To rephrase what Haelfix and Vanadium have been saying, there are no such "analysis tools" that can be applied out-of-the-box. Hundreds of scientists have already devoted years of their lives to performing LHC analyses, and will be devoting years more in the decades to come. There is no way an outsider can even begin to make sense of the data independently, even if it is "semi-processed" as Xymox suggested. Haelfix said it best:
Haelfix said:
There is literally zero chance that an amateur can spot something in the LHC data that the pros would miss.

Something that I think should be emphasized more than it has been so far is that the LHC experimental collaborations are not monolithic entities.

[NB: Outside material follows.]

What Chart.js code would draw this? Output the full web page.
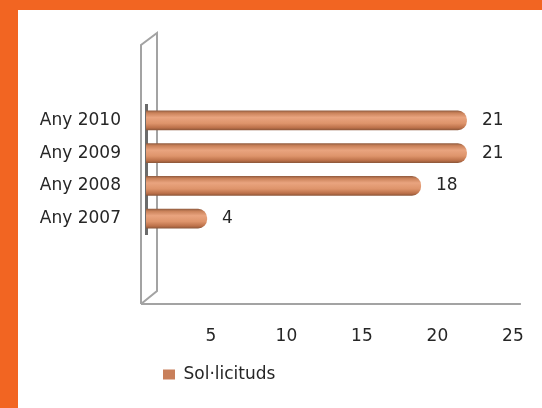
<!DOCTYPE html>
<html>
<head>
<meta charset="utf-8">
<script src="https://cdn.jsdelivr.net/npm/chart.js@4/dist/chart.umd.min.js"></script>
<style>
  html, body { margin: 0; padding: 0; }
  #frame { position: relative; width: 542px; height: 408px; background: #F26522; overflow: hidden; }
  #panel { position: absolute; left: 18px; top: 10px; right: 0; bottom: 0; background: #ffffff; }
  #c { position: absolute; left: 0; top: 0; }
</style>
</head>
<body>
<div id="frame">
  <div id="panel"></div>
  <canvas id="c" width="542" height="408"></canvas>
</div>
<script>
// ---- data ----
const categories = ['Any 2007', 'Any 2008', 'Any 2009', 'Any 2010'];
const seriesName = 'Sol·licituds';
const seriesValues = [4, 18, 21, 21];
const tickValues = [5, 10, 15, 20, 25];

const FONT = { family: "'DejaVu Sans', sans-serif", size: 17 };
const TEXT = '#262626';
const LINE = '#a3a3a3';
const LEGEND_FILL = '#C87F5A';

function barFill(c) {
  if (c.type !== 'data' || !c.chart.chartArea) return LEGEND_FILL;
  const ch = c.chart, a = ch.chartArea, yS = ch.scales.y;
  const cy = yS.getPixelForValue(c.dataIndex);
  const half = (a.bottom - a.top) / categories.length * 0.6 / 2;
  const g = ch.ctx.createLinearGradient(0, cy - half, 0, cy + half);
  g.addColorStop(0, '#8f5a3e');
  g.addColorStop(0.12, '#c98159');
  g.addColorStop(0.35, '#e9a47f');
  g.addColorStop(0.65, '#de946b');
  g.addColorStop(0.88, '#bb7049');
  g.addColorStop(1, '#8a5538');
  return g;
}

const wallPlugin = {
  id: 'wall',
  beforeDatasetsDraw(chart) {
    const a = chart.chartArea, ctx = chart.ctx;
    const x2 = chart.scales.x2;
    const fl = a.left - 5, bl = a.left + 11;
    const frontTop = a.top - 59, backTop = a.top - 71;
    const floorY = a.bottom + 69, backBottom = a.bottom + 56;
    ctx.save();
    ctx.strokeStyle = LINE;
    ctx.lineWidth = 2;
    ctx.beginPath();
    ctx.moveTo(fl, floorY);
    ctx.lineTo(fl, frontTop);
    ctx.lineTo(bl, backTop);
    ctx.lineTo(bl, backBottom);
    ctx.lineTo(fl, floorY);
    ctx.stroke();
    ctx.beginPath();
    ctx.moveTo(fl, floorY);
    ctx.lineTo(x2.getPixelForValue(25) + 8, floorY);
    ctx.stroke();
    // dark axis strip behind bars
    ctx.fillStyle = '#6b6b6b';
    ctx.fillRect(a.left - 1, a.top, 3, a.bottom - a.top);
    ctx.restore();
  }
};

const valueLabels = {
  id: 'valueLabels',
  afterDatasetsDraw(chart) {
    const ctx = chart.ctx;
    const meta = chart.getDatasetMeta(0);
    ctx.save();
    ctx.font = FONT.size + 'px ' + FONT.family;
    ctx.fillStyle = TEXT;
    ctx.textAlign = 'left';
    ctx.textBaseline = 'middle';
    meta.data.forEach((bar, i) => {
      ctx.fillText(String(seriesValues[i]), bar.x + 15, bar.y);
    });
    ctx.restore();
  }
};

new Chart(document.getElementById('c'), {
  type: 'bar',
  data: {
    labels: categories,
    datasets: [{
      label: seriesName,
      data: seriesValues,
      backgroundColor: barFill,
      borderWidth: 0,
      borderRadius: 9,
      borderSkipped: 'start',
      barPercentage: 0.6,
      categoryPercentage: 1.0,
      xAxisID: 'x'
    }]
  },
  options: {
    indexAxis: 'y',
    responsive: false,
    animation: false,
    events: [],
    layout: { padding: { left: 18, top: 104, right: 14, bottom: 15 } },
    scales: {
      x: { display: false, min: 0, max: 25 },
      x2: {
        position: 'bottom',
        min: 0.7, max: 26,
        grid: { display: false, drawTicks: false },
        border: { display: false },
        afterBuildTicks(scale) { scale.ticks = tickValues.map(v => ({ value: v })); },
        afterFit(scale) { scale.height = 114; scale.paddingLeft = 0; scale.paddingRight = 0; },
        ticks: { font: FONT, color: TEXT, padding: 91, maxRotation: 0, autoSkip: false }
      },
      y: {
        reverse: true,
        grid: { display: false, drawTicks: false },
        border: { display: false },
        afterFit(scale) { scale.width = 128; scale.paddingTop = 0; scale.paddingBottom = 0; },
        ticks: { font: FONT, color: TEXT, padding: 25 }
      }
    },
    plugins: {
      legend: {
        position: 'bottom',
        align: 'start',
        fullSize: false,
        labels: {
          font: FONT, color: TEXT, boxWidth: 12, boxHeight: 10, padding: 17,
          generateLabels(chart) {
            return Chart.defaults.plugins.legend.labels.generateLabels(chart).map(item => {
              item.fillStyle = LEGEND_FILL;
              item.strokeStyle = LEGEND_FILL;
              item.lineWidth = 0;
              return item;
            });
          }
        }
      },
      tooltip: { enabled: false }
    }
  },
  plugins: [wallPlugin, valueLabels]
});
</script>
</body>
</html>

I think this is being overlooked in comments like:

Xymox said:
So I think having more people from outside the box look at LHC science might well have advantages.
Xymox said:
You know... maybe just like they need a million computer CPUs all working on the collision data to detect interesting events.. Maybe they need millions of people looking at the data to find interesting events as well...

...

Maybe the LHC should become completely open in order to have better quality results quicker :) Maybe having just a small group of people working on the science is not the best idea.

The collaborations are not "small groups of people", but include hordes of (often fiercely competing) scientists spanning the range from "conservatives" to iconoclasts, each promoting their favored searches and analyses. They're not going to overlook anything that anybody else could discover.
 
  • #39
wow... i had never before acknowledged this fierce side of physicists. :approve: i like it.